● Task requirements
Reproduce nothing but the lines from the start of the material through the line that includes "0.04, interval: 0.005", both ends included, and omit every picture.

● Material provided
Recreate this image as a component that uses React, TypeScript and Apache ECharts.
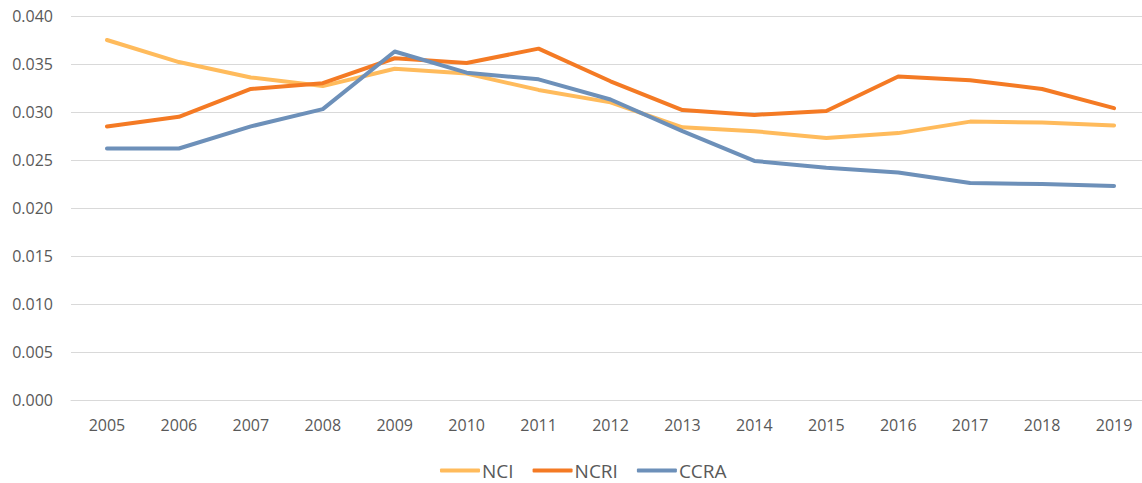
import React, { useEffect, useRef } from "react";
import * as echarts from "echarts";

const years = ["2005","2006","2007","2008","2009","2010","2011","2012","2013","2014","2015","2016","2017","2018","2019"];
const nci = [0.0375, 0.0352, 0.0336, 0.0327, 0.0345, 0.0340, 0.0323, 0.0310, 0.0284, 0.0280, 0.0273, 0.0278, 0.0290, 0.0289, 0.0286];
const ncri = [0.0285, 0.0295, 0.0324, 0.0330, 0.0356, 0.0351, 0.0366, 0.0332, 0.0302, 0.0297, 0.0301, 0.0337, 0.0333, 0.0324, 0.0304];
const ccra = [0.0262, 0.0262, 0.0285, 0.0303, 0.0363, 0.0341, 0.0334, 0.0313, 0.0280, 0.0249, 0.0242, 0.0237, 0.0226, 0.0225, 0.0223];
const yTicks = { min: 0, max: 0.04, interval: 0.005 };

export default function App() {
  const ref = useRef<HTMLDivElement>(null);
  useEffect(() => {
    if (!ref.current) return;
    const chart = echarts.init(ref.current, undefined, { renderer: "svg" });
    const font = "'Open Sans', 'Noto Sans', sans-serif";
    const mk = (name: string, data: number[], color: string) => ({
      name,
      type: "line",
      data,
      symbol: "none",
      lineStyle: { color, width: 4, cap: "round", join: "round" },
      itemStyle: { color },
    });
    chart.setOption({
      animation: false,
      backgroundColor: "#ffffff",
      textStyle: { fontFamily: font },
      grid: { left: 71, right: 0, top: 16, bottom: 83, containLabel: false },
      legend: {
        top: 456,
        left: 435,
        itemWidth: 40,
        itemHeight: 4,
        itemGap: 19,
        icon: "roundRect",
        textStyle: { color: "#595959", fontSize: 19, fontFamily: font, padding: [0, 0, 0, -3] },
        data: ["NCI", "NCRI", "CCRA"],
      },
      xAxis: {
        type: "category",
        data: years,
        boundaryGap: true,
        axisLine: { show: true, lineStyle: { color: "#d9d9d9", width: 1 } },
        axisTick: { show: false },
        axisLabel: { color: "#595959", fontSize: 16, margin: 17, fontFamily: font },
      },
      yAxis: {
        type: "value",
        min: yTicks.min,
        max: yTicks.max,
        interval: yTicks.interval,
        axisLine: { show: false },
        axisTick: { show: false },
        splitLine: { lineStyle: { color: "#d9d9d9", width: 1 } },
        axisLabel: {
          color: "#595959",
          fontSize: 16,
          margin: 18,
          fontFamily: font,
          formatter: (v: number) => v.toFixed(3),
        },
      },
      series: [
        mk("NCI", nci, "#FFBB5C"),
        mk("NCRI", ncri, "#F47A24"),
        mk("CCRA", ccra, "#6D90B9"),
      ],
    });
    return () => chart.dispose();
  }, []);
  return (
    <div style={{ position: "absolute", left: 0, top: 0, width: 1142, height: 483, overflow: "hidden" }}>
      <div ref={ref} style={{ width: 1150, height: 483 }} />
    </div>
  );
}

● Solved problem
Recreate this image as a component that uses React, TypeScript and Apache ECharts.
import React, { useEffect, useRef } from "react";
import * as echarts from "echarts";

const years = ["2005","2006","2007","2008","2009","2010","2011","2012","2013","2014","2015","2016","2017","2018","2019"];
const nci = [0.0375, 0.0352, 0.0336, 0.0327, 0.0345, 0.0340, 0.0323, 0.0310, 0.0284, 0.0280, 0.0273, 0.0278, 0.0290, 0.0289, 0.0286];
const ncri = [0.0285, 0.0295, 0.0324, 0.0330, 0.0356, 0.0351, 0.0366, 0.0332, 0.0302, 0.0297, 0.0301, 0.0337, 0.0333, 0.0324, 0.0304];
const ccra = [0.0262, 0.0262, 0.0285, 0.0303, 0.0363, 0.0341, 0.0334, 0.0313, 0.0280, 0.0249, 0.0242, 0.0237, 0.0226, 0.0225, 0.0223];
const yTicks = { min: 0, max: 0.04, interval: 0.005 };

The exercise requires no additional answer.